# [Task]
Starting at the line that contains "Write the TikZ code for this diagram." and stopping at the line that contains "(andra) at (1151,748)", transcribe every line of the material below exactly; pictures stay out.
-------- Data for this exercise
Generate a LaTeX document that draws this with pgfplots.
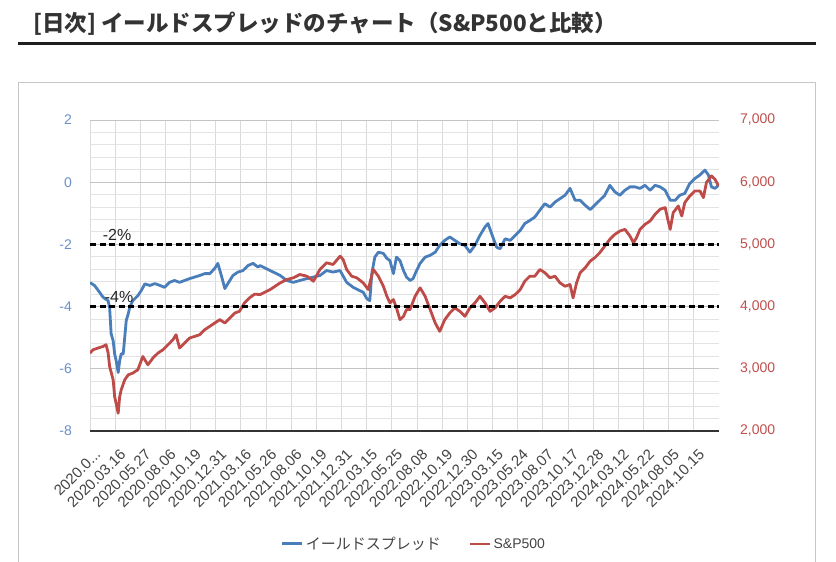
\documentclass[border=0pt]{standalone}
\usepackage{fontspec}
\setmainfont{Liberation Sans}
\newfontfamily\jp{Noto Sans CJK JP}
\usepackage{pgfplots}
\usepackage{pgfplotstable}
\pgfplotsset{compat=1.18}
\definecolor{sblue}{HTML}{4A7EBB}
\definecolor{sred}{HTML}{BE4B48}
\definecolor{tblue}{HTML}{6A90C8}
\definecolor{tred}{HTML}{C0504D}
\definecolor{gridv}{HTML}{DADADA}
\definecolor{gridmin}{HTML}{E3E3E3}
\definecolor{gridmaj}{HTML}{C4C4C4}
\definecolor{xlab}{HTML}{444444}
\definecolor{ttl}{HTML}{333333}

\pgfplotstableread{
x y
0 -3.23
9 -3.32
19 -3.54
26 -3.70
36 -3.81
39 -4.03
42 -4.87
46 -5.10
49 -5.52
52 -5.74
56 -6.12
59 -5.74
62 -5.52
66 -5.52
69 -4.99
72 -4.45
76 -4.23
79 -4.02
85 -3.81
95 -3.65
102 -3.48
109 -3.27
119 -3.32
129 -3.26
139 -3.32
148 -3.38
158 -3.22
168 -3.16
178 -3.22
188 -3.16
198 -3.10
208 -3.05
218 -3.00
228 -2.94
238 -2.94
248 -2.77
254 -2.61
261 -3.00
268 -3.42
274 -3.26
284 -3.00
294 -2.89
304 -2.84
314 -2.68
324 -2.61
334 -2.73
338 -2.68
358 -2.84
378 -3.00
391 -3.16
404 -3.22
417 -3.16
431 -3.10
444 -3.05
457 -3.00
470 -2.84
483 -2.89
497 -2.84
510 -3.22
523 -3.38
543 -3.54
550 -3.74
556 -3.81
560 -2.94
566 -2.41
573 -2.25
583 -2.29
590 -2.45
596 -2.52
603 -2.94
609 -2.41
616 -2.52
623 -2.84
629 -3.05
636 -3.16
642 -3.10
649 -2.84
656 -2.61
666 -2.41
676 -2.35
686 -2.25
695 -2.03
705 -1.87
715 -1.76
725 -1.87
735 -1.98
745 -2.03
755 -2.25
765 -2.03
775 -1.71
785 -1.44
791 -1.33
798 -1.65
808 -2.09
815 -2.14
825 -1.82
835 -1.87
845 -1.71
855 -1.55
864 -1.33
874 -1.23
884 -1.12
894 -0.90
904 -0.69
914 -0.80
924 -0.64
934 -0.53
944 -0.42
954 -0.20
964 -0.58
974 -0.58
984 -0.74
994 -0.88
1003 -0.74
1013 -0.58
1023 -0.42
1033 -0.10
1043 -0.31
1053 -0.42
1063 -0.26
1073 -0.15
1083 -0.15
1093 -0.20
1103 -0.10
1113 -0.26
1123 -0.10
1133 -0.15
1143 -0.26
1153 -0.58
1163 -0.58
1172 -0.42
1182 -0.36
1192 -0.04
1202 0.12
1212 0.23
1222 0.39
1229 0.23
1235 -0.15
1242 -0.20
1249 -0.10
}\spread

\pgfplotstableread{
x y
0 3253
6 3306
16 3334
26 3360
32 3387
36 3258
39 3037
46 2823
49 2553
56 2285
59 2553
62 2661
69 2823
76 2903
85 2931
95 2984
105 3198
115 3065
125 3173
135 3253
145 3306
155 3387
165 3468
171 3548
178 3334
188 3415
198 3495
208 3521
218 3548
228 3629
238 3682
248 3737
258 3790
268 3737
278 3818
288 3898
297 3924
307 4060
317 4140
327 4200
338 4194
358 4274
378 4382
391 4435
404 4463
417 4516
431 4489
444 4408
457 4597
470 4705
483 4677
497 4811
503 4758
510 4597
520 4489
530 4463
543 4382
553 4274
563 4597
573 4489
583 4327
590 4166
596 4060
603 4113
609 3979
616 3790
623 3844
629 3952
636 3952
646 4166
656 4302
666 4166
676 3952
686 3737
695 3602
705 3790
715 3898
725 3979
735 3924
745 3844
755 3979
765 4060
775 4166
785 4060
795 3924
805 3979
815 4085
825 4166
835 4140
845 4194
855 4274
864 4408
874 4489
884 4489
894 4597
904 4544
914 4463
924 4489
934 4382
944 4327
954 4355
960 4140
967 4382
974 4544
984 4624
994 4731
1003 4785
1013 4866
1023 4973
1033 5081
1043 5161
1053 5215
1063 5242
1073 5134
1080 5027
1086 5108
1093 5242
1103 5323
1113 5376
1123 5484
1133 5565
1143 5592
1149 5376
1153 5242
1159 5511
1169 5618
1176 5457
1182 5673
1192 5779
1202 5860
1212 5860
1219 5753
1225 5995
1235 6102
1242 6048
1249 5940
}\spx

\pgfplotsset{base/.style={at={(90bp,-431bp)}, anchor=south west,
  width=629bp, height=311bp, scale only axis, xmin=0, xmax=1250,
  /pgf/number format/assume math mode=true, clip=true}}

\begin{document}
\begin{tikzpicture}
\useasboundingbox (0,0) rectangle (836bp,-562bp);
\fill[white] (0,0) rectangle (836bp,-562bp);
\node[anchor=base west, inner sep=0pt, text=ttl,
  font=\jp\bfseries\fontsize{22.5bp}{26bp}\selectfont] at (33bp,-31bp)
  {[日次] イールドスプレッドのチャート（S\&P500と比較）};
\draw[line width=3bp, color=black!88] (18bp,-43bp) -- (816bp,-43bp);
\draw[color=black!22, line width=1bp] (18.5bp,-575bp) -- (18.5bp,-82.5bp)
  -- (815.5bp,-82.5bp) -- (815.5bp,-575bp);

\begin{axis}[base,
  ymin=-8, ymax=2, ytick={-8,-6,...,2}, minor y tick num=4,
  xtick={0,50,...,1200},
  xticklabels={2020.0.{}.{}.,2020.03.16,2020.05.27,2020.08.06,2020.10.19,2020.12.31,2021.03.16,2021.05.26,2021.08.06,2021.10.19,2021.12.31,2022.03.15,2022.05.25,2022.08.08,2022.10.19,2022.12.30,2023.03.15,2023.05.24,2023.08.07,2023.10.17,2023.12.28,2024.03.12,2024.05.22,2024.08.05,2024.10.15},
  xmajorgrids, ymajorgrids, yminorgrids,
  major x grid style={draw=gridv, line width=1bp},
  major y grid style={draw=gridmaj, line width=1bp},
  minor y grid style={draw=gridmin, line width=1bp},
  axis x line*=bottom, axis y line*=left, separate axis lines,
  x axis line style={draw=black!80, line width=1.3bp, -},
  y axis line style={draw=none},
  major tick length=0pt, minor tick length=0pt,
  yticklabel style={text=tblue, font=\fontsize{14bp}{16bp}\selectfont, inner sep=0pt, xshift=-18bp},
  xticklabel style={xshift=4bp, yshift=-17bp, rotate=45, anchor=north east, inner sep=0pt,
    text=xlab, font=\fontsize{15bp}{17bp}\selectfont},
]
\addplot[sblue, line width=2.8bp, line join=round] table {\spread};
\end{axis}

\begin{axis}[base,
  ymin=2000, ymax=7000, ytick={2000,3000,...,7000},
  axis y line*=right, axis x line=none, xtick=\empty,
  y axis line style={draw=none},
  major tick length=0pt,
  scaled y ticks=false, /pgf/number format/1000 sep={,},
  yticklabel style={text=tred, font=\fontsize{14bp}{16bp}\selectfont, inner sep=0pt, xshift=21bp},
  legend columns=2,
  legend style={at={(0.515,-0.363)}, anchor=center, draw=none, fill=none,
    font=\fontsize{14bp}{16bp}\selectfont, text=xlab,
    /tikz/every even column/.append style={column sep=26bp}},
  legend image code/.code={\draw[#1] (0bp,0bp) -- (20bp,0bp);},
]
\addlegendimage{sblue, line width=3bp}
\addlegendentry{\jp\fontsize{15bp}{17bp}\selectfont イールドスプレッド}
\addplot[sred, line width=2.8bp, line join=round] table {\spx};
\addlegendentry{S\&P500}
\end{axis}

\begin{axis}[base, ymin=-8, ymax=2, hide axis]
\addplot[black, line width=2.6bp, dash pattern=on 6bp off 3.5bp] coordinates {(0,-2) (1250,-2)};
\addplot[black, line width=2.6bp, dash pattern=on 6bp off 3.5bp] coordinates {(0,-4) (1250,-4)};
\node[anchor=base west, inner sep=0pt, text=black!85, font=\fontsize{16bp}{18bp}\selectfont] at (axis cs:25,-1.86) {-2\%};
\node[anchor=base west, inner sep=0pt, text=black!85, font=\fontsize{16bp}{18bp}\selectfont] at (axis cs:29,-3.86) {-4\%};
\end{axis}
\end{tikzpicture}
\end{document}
----------------
-------- Data for this exercise
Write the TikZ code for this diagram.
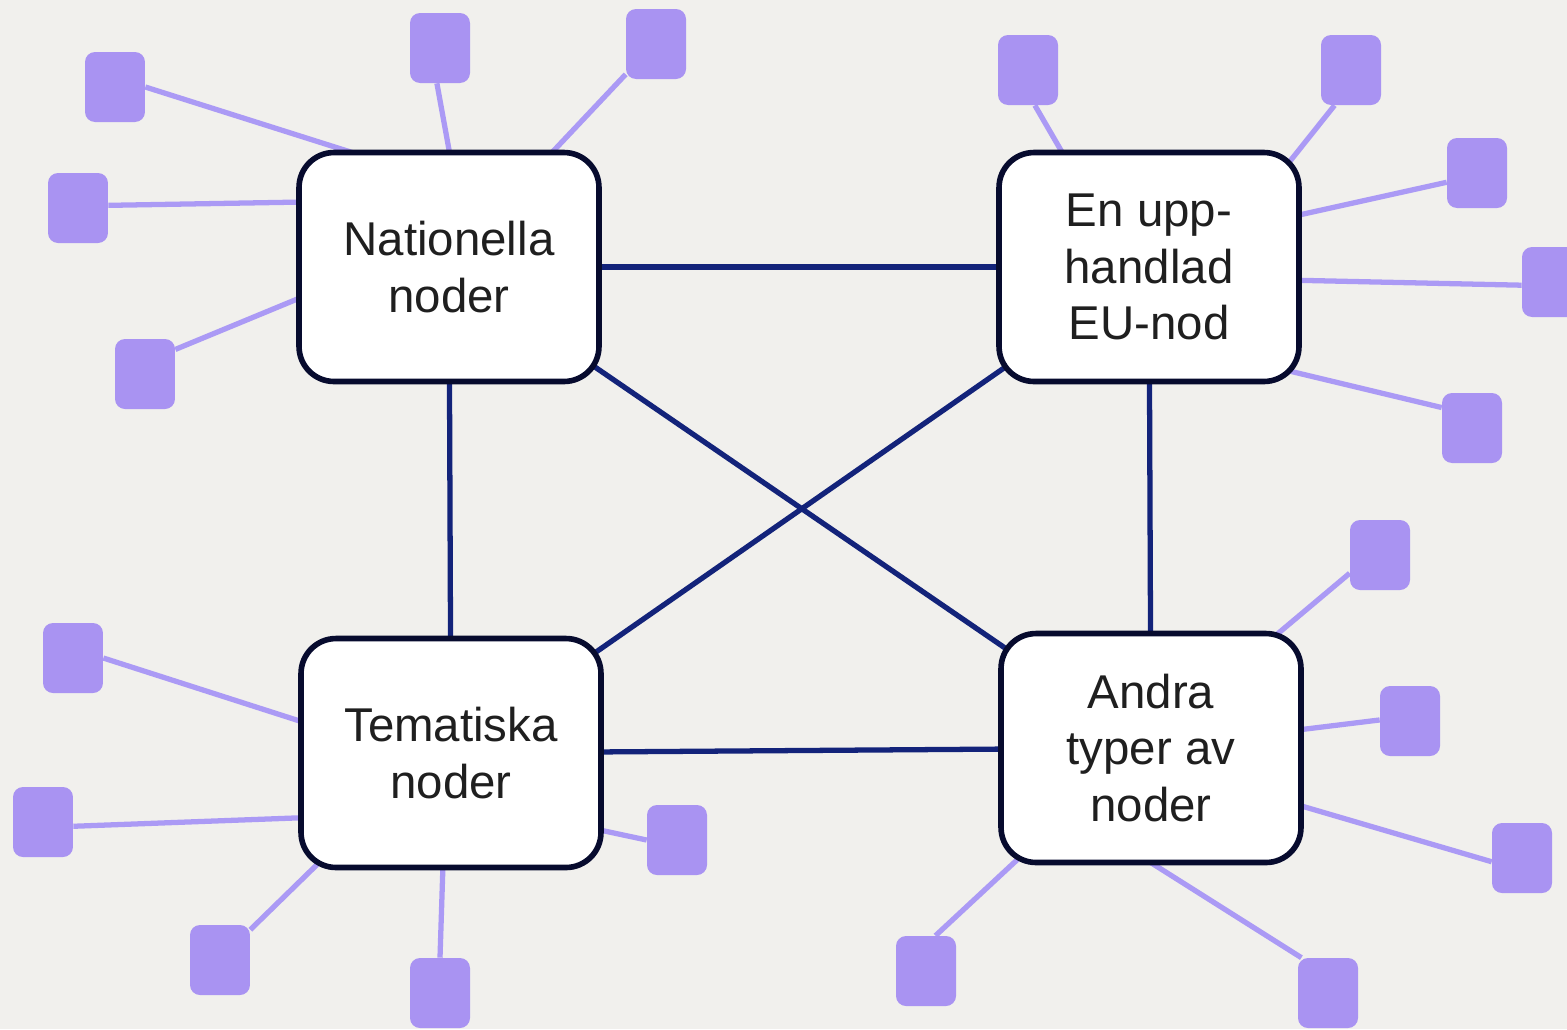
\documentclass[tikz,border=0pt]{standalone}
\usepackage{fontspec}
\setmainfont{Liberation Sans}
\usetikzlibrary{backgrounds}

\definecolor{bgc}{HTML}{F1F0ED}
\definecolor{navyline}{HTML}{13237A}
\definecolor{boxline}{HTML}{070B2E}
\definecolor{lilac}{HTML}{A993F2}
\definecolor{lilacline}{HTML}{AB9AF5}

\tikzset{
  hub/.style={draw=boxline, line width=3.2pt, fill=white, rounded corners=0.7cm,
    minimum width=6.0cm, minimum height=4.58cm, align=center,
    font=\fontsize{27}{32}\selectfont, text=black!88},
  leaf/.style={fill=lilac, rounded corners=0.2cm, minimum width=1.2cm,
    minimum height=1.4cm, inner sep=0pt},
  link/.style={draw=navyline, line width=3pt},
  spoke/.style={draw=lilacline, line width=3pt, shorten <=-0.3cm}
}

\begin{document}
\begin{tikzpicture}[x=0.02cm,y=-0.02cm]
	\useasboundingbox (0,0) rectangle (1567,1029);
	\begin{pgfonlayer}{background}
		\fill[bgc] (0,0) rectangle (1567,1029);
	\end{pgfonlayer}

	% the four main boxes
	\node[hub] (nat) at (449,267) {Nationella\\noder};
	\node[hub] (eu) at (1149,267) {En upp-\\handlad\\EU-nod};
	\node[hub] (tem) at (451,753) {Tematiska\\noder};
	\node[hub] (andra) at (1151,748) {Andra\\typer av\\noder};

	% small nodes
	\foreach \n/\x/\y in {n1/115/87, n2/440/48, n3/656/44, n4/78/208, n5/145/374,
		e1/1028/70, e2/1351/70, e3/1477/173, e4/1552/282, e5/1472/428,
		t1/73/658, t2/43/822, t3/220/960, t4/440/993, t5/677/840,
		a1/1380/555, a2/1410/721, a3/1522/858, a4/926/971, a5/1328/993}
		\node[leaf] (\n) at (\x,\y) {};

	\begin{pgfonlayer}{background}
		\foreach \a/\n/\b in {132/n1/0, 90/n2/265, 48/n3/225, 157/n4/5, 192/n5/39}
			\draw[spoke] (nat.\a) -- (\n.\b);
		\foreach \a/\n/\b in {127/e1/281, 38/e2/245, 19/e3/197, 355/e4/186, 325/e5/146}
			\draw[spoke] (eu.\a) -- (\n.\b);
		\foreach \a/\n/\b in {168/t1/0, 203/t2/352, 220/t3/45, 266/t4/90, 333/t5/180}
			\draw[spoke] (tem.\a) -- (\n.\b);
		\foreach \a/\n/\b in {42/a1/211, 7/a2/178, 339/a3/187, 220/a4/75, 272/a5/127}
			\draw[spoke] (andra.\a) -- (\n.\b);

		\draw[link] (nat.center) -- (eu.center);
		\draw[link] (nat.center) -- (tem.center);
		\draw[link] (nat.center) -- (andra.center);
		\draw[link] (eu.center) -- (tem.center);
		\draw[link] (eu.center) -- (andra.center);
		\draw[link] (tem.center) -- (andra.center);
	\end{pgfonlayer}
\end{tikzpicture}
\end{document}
----------------
# [The result]
Write the TikZ code for this diagram.
\documentclass[tikz,border=0pt]{standalone}
\usepackage{fontspec}
\setmainfont{Liberation Sans}
\usetikzlibrary{backgrounds}

\definecolor{bgc}{HTML}{F1F0ED}
\definecolor{navyline}{HTML}{13237A}
\definecolor{boxline}{HTML}{070B2E}
\definecolor{lilac}{HTML}{A993F2}
\definecolor{lilacline}{HTML}{AB9AF5}

\tikzset{
  hub/.style={draw=boxline, line width=3.2pt, fill=white, rounded corners=0.7cm,
    minimum width=6.0cm, minimum height=4.58cm, align=center,
    font=\fontsize{27}{32}\selectfont, text=black!88},
  leaf/.style={fill=lilac, rounded corners=0.2cm, minimum width=1.2cm,
    minimum height=1.4cm, inner sep=0pt},
  link/.style={draw=navyline, line width=3pt},
  spoke/.style={draw=lilacline, line width=3pt, shorten <=-0.3cm}
}

\begin{document}
\begin{tikzpicture}[x=0.02cm,y=-0.02cm]
	\useasboundingbox (0,0) rectangle (1567,1029);
	\begin{pgfonlayer}{background}
		\fill[bgc] (0,0) rectangle (1567,1029);
	\end{pgfonlayer}

	% the four main boxes
	\node[hub] (nat) at (449,267) {Nationella\\noder};
	\node[hub] (eu) at (1149,267) {En upp-\\handlad\\EU-nod};
	\node[hub] (tem) at (451,753) {Tematiska\\noder};
	\node[hub] (andra) at (1151,748) {Andra\\typer av\\noder};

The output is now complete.